Each entry below must be repeated exactly, with pictures left out.

------------------------------------------------------------

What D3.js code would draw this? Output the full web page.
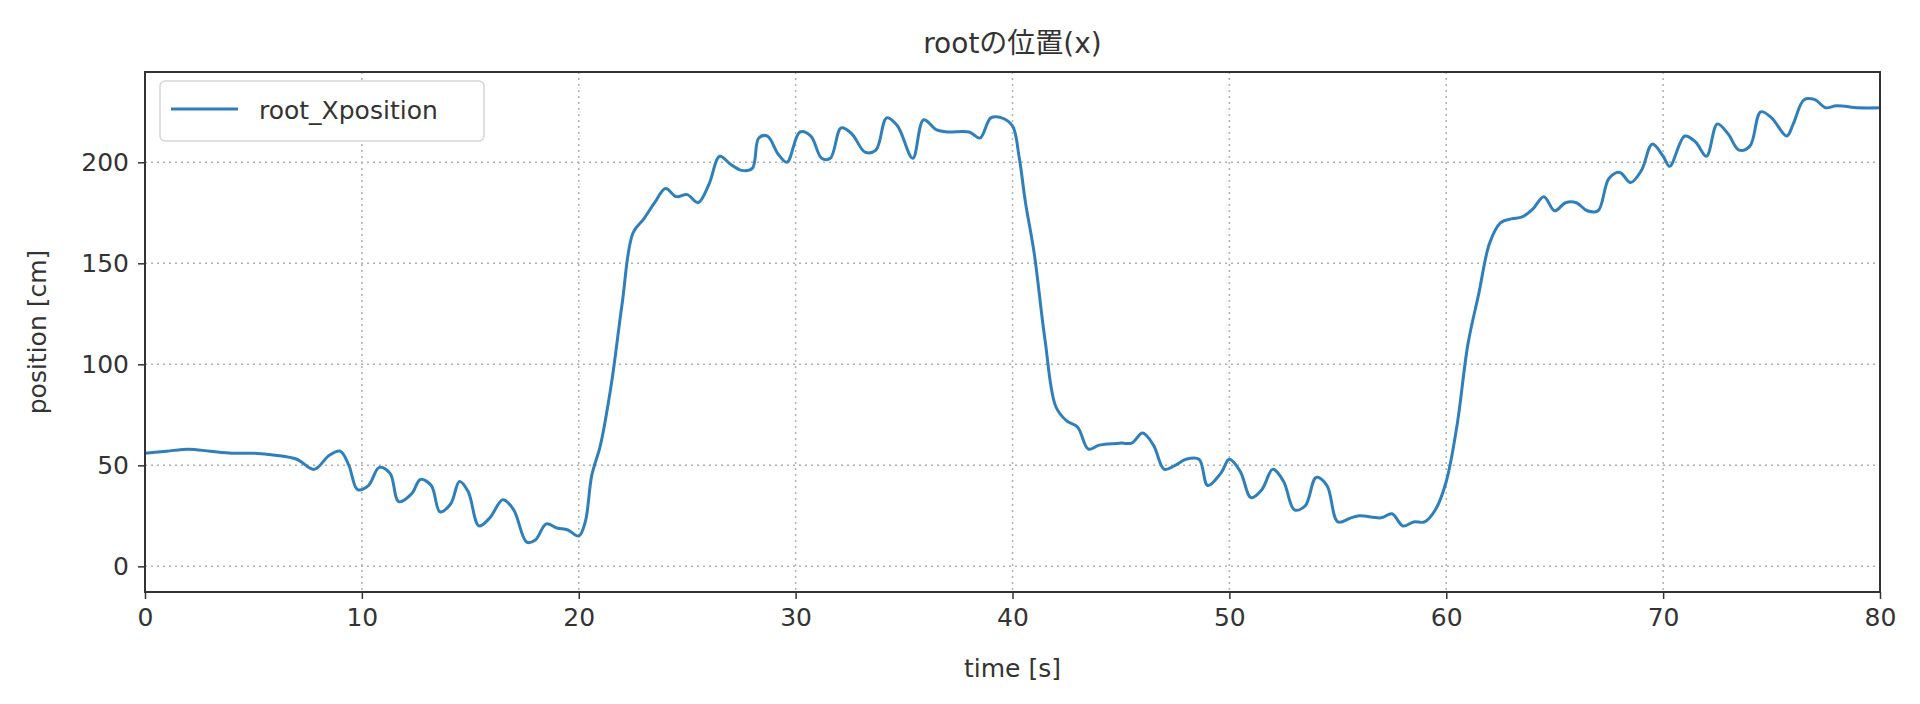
<!DOCTYPE html>
<html><head><meta charset="utf-8">
<script src="https://cdn.jsdelivr.net/npm/d3@7"></script>
<style>body{margin:0;background:#fff}svg{font-family:"DejaVu Sans","Noto Sans CJK JP",sans-serif}</style>
</head><body><svg id="c" width="1920" height="704"></svg>
<script>
// time [s] and root x position [cm]
var times = [0,1,2,3,4,5,6,7,7.8,8.5,9,9.4,9.8,10.3,10.8,11.3,11.7,12.3,12.7,13.2,13.6,14.1,14.5,14.9,15.4,15.9,16.5,17,17.6,18,18.5,19,19.5,20,20.3,20.6,21,21.5,22,22.5,23,23.5,24,24.5,25,25.5,26,26.5,27,27.5,28,28.3,28.7,29.2,29.6,30.2,30.7,31.2,31.6,32.1,32.6,33.2,33.7,34.2,34.7,35.4,35.9,36.5,37,38,38.5,39,39.5,40,40.3,40.6,41,41.5,42,42.5,43,43.5,44,45,45.5,46,46.5,47,47.5,48,48.6,49,49.6,50,50.5,51,51.5,52,52.5,53,53.5,54,54.5,55,55.6,56,57,57.5,58,58.5,59,59.5,60,60.5,61,61.5,62,62.5,63,63.5,64,64.5,65,65.5,66,66.5,67,67.5,68,68.5,69,69.5,70,70.3,71,71.5,72,72.5,73,73.5,74,74.5,75,75.7,76,76.5,77,77.5,78,79,80];
var xpos = [56,57,58,57,56,56,55,53,48,55,57,50,38,40,49,46,32,36,43,40,27,31,42,37,20,24,33,28,12,13,21,19,18,15,22,45,60,90,130,165,172,180,187,183,184,180,189,203,199,196,197,212,213,204,200,215,213,202,202,217,214,205,206,222,218,202,221,216,215,215,212,222,222,218,203,180,155,112,79,72,69,58,60,61,61,66,60,48,50,53,53,40,46,53,47,34,38,48,42,28,30,44,40,22,24,25,24,26,20,22,22,28,42,70,110,135,160,170,172,173,177,183,176,180,180,176,176,192,195,190,196,209,203,198,213,210,203,219,214,206,208,225,222,213,219,231,231,227,228,227,227];
var xTicks = [0,10,20,30,40,50,60,70,80];
var yTicks = [0,50,100,150,200];

var svg = d3.select("#c"),
  m = {l:145, r:1880, t:72, b:592};
var x = d3.scaleLinear().domain([0,80]).range([m.l,m.r]);
var y = d3.scaleLinear().domain([-12.7,244.7]).range([m.b,m.t]);

// grid
svg.append("g").selectAll("line").data(xTicks).enter().append("line")
  .attr("x1",d=>x(d)).attr("x2",d=>x(d)).attr("y1",m.t).attr("y2",m.b)
  .attr("stroke","#b0b0b0").attr("stroke-width",1.5).attr("stroke-dasharray","2,4");
svg.append("g").selectAll("line").data(yTicks).enter().append("line")
  .attr("y1",d=>y(d)).attr("y2",d=>y(d)).attr("x1",m.l).attr("x2",m.r)
  .attr("stroke","#b0b0b0").attr("stroke-width",1.5).attr("stroke-dasharray","2,4");

var line = d3.line().x((d,i)=>x(times[i])).y(d=>y(d)).curve(d3.curveCatmullRom);
svg.append("path").datum(xpos).attr("d",line).attr("fill","none")
  .attr("stroke","#2f7fba").attr("stroke-width",3);

// axes
var xa = svg.append("g").attr("transform","translate(0,"+m.b+")")
  .call(d3.axisBottom(x).tickValues(xTicks).tickSize(7).tickPadding(9));
var ya = svg.append("g").attr("transform","translate("+m.l+",0)")
  .call(d3.axisLeft(y).tickValues(yTicks).tickSize(7).tickPadding(9));
[xa,ya].forEach(function(a){
  a.select(".domain").remove();
  a.selectAll("text").attr("font-size",25).attr("fill","#333").attr("font-family","DejaVu Sans");
  a.selectAll("line").attr("stroke","#333").attr("stroke-width",1.5);
});
svg.append("rect").attr("x",m.l).attr("y",m.t).attr("width",m.r-m.l).attr("height",m.b-m.t)
  .attr("fill","none").attr("stroke","#333").attr("stroke-width",2);

// legend
svg.append("rect").attr("x",160).attr("y",81).attr("width",324).attr("height",60).attr("rx",5)
  .attr("fill","#fff").attr("stroke","#d6d6d6").attr("stroke-width",1.5);
svg.append("line").attr("x1",171).attr("x2",238).attr("y1",109).attr("y2",109)
  .attr("stroke","#2f7fba").attr("stroke-width",3);
svg.append("text").attr("x",259).attr("y",119).attr("font-size",25).attr("fill","#333").text("root_Xposition");

// labels
svg.append("text").attr("x",(m.l+m.r)/2).attr("y",53).attr("text-anchor","middle")
  .attr("font-size",28).attr("fill","#333").text("rootの位置(x)");
svg.append("text").attr("x",(m.l+m.r)/2).attr("y",677).attr("text-anchor","middle")
  .attr("font-size",25).attr("fill","#333").text("time [s]");
svg.append("text").attr("transform","translate(46,"+((m.t+m.b)/2)+") rotate(-90)")
  .attr("text-anchor","middle").attr("font-size",25).attr("fill","#333").text("position [cm]");
</script></body></html>
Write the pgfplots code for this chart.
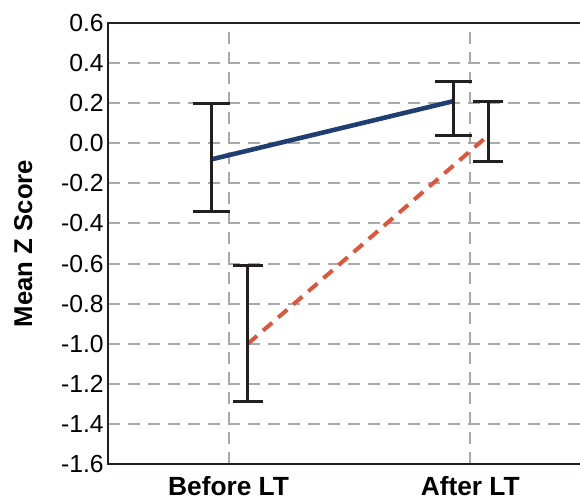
\documentclass[border=0pt]{standalone}
\usepackage{pgfplots}
\pgfplotsset{compat=1.18}
\usepackage{fontspec}
\setmainfont{Liberation Sans}
\definecolor{navy}{HTML}{1F3F73}
\definecolor{redor}{HTML}{E0553A}
\definecolor{barc}{HTML}{231F20}
\definecolor{gridc}{HTML}{AAAAAA}
\begin{document}
\begin{tikzpicture}
\useasboundingbox (-53.85bp,-17bp) rectangle (236.15bp,232bp);
\begin{axis}[
  scale only axis,
  width=241.7bp, height=220.5bp,
  xmin=-0.5, xmax=1.5,
  ymin=-1.6, ymax=0.6,
  xtick={0,1},
  xticklabels={Before LT, After LT},
  ytick distance=0.2,
  major tick length=0pt,
  grid=major,
  major grid style={gridc, line width=1bp, dash pattern=on 6bp off 4bp},
  axis line style={barc, line width=1.1bp},
  ticklabel style={font=\fontsize{12.4}{14}\selectfont},
  yticklabel style={xshift=1.5bp, /pgf/number format/.cd, fixed, fixed zerofill, precision=1, assume math mode=true},
  xticklabel style={font=\fontsize{13.2}{14}\selectfont\bfseries, yshift=-2.5bp},
  ylabel={Mean Z Score},
  ylabel style={font=\fontsize{12.9}{14}\selectfont\bfseries, yshift=7.5bp},
  error bars/error bar style={solid, barc, line width=1.5bp},
]
\addplot[navy, line width=2.3bp, mark=none,
  error bars/.cd, y dir=both, y explicit,
  error mark options={rotate=90, mark size=9.2bp, line width=1.5bp, barc}]
  coordinates {(-0.07,-0.08) += (0,0.28) -= (0,0.26)
               (0.93,0.21) += (0,0.10) -= (0,0.17)};
\addplot[redor, line width=2bp, dash pattern=on 6bp off 4bp, mark=none,
  error bars/.cd, y dir=both, y explicit,
  error mark options={rotate=90, mark size=7.5bp, line width=1.5bp, barc, solid}]
  coordinates {(0.08,-1.0) += (0,0.39) -= (0,0.29)
               (1.075,0.04) += (0,0.17) -= (0,0.13)};
\end{axis}
\end{tikzpicture}
\end{document}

------------------------------------------------------------

Expected output:
What D3.js code would draw this? Output the full web page.
<!DOCTYPE html>
<html><head><meta charset="utf-8">
<script src="https://cdn.jsdelivr.net/npm/d3@7"></script>
<style>body{margin:0;background:#fff}svg{font-family:"DejaVu Sans","Noto Sans CJK JP",sans-serif}</style>
</head><body><svg id="c" width="1920" height="704"></svg>
<script>
// time [s] and root x position [cm]
var times = [0,1,2,3,4,5,6,7,7.8,8.5,9,9.4,9.8,10.3,10.8,11.3,11.7,12.3,12.7,13.2,13.6,14.1,14.5,14.9,15.4,15.9,16.5,17,17.6,18,18.5,19,19.5,20,20.3,20.6,21,21.5,22,22.5,23,23.5,24,24.5,25,25.5,26,26.5,27,27.5,28,28.3,28.7,29.2,29.6,30.2,30.7,31.2,31.6,32.1,32.6,33.2,33.7,34.2,34.7,35.4,35.9,36.5,37,38,38.5,39,39.5,40,40.3,40.6,41,41.5,42,42.5,43,43.5,44,45,45.5,46,46.5,47,47.5,48,48.6,49,49.6,50,50.5,51,51.5,52,52.5,53,53.5,54,54.5,55,55.6,56,57,57.5,58,58.5,59,59.5,60,60.5,61,61.5,62,62.5,63,63.5,64,64.5,65,65.5,66,66.5,67,67.5,68,68.5,69,69.5,70,70.3,71,71.5,72,72.5,73,73.5,74,74.5,75,75.7,76,76.5,77,77.5,78,79,80];
var xpos = [56,57,58,57,56,56,55,53,48,55,57,50,38,40,49,46,32,36,43,40,27,31,42,37,20,24,33,28,12,13,21,19,18,15,22,45,60,90,130,165,172,180,187,183,184,180,189,203,199,196,197,212,213,204,200,215,213,202,202,217,214,205,206,222,218,202,221,216,215,215,212,222,222,218,203,180,155,112,79,72,69,58,60,61,61,66,60,48,50,53,53,40,46,53,47,34,38,48,42,28,30,44,40,22,24,25,24,26,20,22,22,28,42,70,110,135,160,170,172,173,177,183,176,180,180,176,176,192,195,190,196,209,203,198,213,210,203,219,214,206,208,225,222,213,219,231,231,227,228,227,227];
var xTicks = [0,10,20,30,40,50,60,70,80];
var yTicks = [0,50,100,150,200];

var svg = d3.select("#c"),
  m = {l:145, r:1880, t:72, b:592};
var x = d3.scaleLinear().domain([0,80]).range([m.l,m.r]);
var y = d3.scaleLinear().domain([-12.7,244.7]).range([m.b,m.t]);

// grid
svg.append("g").selectAll("line").data(xTicks).enter().append("line")
  .attr("x1",d=>x(d)).attr("x2",d=>x(d)).attr("y1",m.t).attr("y2",m.b)
  .attr("stroke","#b0b0b0").attr("stroke-width",1.5).attr("stroke-dasharray","2,4");
svg.append("g").selectAll("line").data(yTicks).enter().append("line")
  .attr("y1",d=>y(d)).attr("y2",d=>y(d)).attr("x1",m.l).attr("x2",m.r)
  .attr("stroke","#b0b0b0").attr("stroke-width",1.5).attr("stroke-dasharray","2,4");

var line = d3.line().x((d,i)=>x(times[i])).y(d=>y(d)).curve(d3.curveCatmullRom);
svg.append("path").datum(xpos).attr("d",line).attr("fill","none")
  .attr("stroke","#2f7fba").attr("stroke-width",3);

// axes
var xa = svg.append("g").attr("transform","translate(0,"+m.b+")")
  .call(d3.axisBottom(x).tickValues(xTicks).tickSize(7).tickPadding(9));
var ya = svg.append("g").attr("transform","translate("+m.l+",0)")
  .call(d3.axisLeft(y).tickValues(yTicks).tickSize(7).tickPadding(9));
[xa,ya].forEach(function(a){
  a.select(".domain").remove();
  a.selectAll("text").attr("font-size",25).attr("fill","#333").attr("font-family","DejaVu Sans");
  a.selectAll("line").attr("stroke","#333").attr("stroke-width",1.5);
});
svg.append("rect").attr("x",m.l).attr("y",m.t).attr("width",m.r-m.l).attr("height",m.b-m.t)
  .attr("fill","none").attr("stroke","#333").attr("stroke-width",2);

// legend
svg.append("rect").attr("x",160).attr("y",81).attr("width",324).attr("height",60).attr("rx",5)
  .attr("fill","#fff").attr("stroke","#d6d6d6").attr("stroke-width",1.5);
svg.append("line").attr("x1",171).attr("x2",238).attr("y1",109).attr("y2",109)
  .attr("stroke","#2f7fba").attr("stroke-width",3);
svg.append("text").attr("x",259).attr("y",119).attr("font-size",25).attr("fill","#333").text("root_Xposition");

// labels
svg.append("text").attr("x",(m.l+m.r)/2).attr("y",53).attr("text-anchor","middle")
  .attr("font-size",28).attr("fill","#333").text("rootの位置(x)");
svg.append("text").attr("x",(m.l+m.r)/2).attr("y",677).attr("text-anchor","middle")
  .attr("font-size",25).attr("fill","#333").text("time [s]");
svg.append("text").attr("transform","translate(46,"+((m.t+m.b)/2)+") rotate(-90)")
  .attr("text-anchor","middle").attr("font-size",25).attr("fill","#333").text("position [cm]");
</script></body></html>
Write the pgfplots code for this chart.
\documentclass[border=0pt]{standalone}
\usepackage{pgfplots}
\pgfplotsset{compat=1.18}
\usepackage{fontspec}
\setmainfont{Liberation Sans}
\definecolor{navy}{HTML}{1F3F73}
\definecolor{redor}{HTML}{E0553A}
\definecolor{barc}{HTML}{231F20}
\definecolor{gridc}{HTML}{AAAAAA}
\begin{document}
\begin{tikzpicture}
\useasboundingbox (-53.85bp,-17bp) rectangle (236.15bp,232bp);
\begin{axis}[
  scale only axis,
  width=241.7bp, height=220.5bp,
  xmin=-0.5, xmax=1.5,
  ymin=-1.6, ymax=0.6,
  xtick={0,1},
  xticklabels={Before LT, After LT},
  ytick distance=0.2,
  major tick length=0pt,
  grid=major,
  major grid style={gridc, line width=1bp, dash pattern=on 6bp off 4bp},
  axis line style={barc, line width=1.1bp},
  ticklabel style={font=\fontsize{12.4}{14}\selectfont},
  yticklabel style={xshift=1.5bp, /pgf/number format/.cd, fixed, fixed zerofill, precision=1, assume math mode=true},
  xticklabel style={font=\fontsize{13.2}{14}\selectfont\bfseries, yshift=-2.5bp},
  ylabel={Mean Z Score},
  ylabel style={font=\fontsize{12.9}{14}\selectfont\bfseries, yshift=7.5bp},
  error bars/error bar style={solid, barc, line width=1.5bp},
]
\addplot[navy, line width=2.3bp, mark=none,
  error bars/.cd, y dir=both, y explicit,
  error mark options={rotate=90, mark size=9.2bp, line width=1.5bp, barc}]
  coordinates {(-0.07,-0.08) += (0,0.28) -= (0,0.26)
               (0.93,0.21) += (0,0.10) -= (0,0.17)};
\addplot[redor, line width=2bp, dash pattern=on 6bp off 4bp, mark=none,
  error bars/.cd, y dir=both, y explicit,
  error mark options={rotate=90, mark size=7.5bp, line width=1.5bp, barc, solid}]
  coordinates {(0.08,-1.0) += (0,0.39) -= (0,0.29)
               (1.075,0.04) += (0,0.17) -= (0,0.13)};
\end{axis}
\end{tikzpicture}
\end{document}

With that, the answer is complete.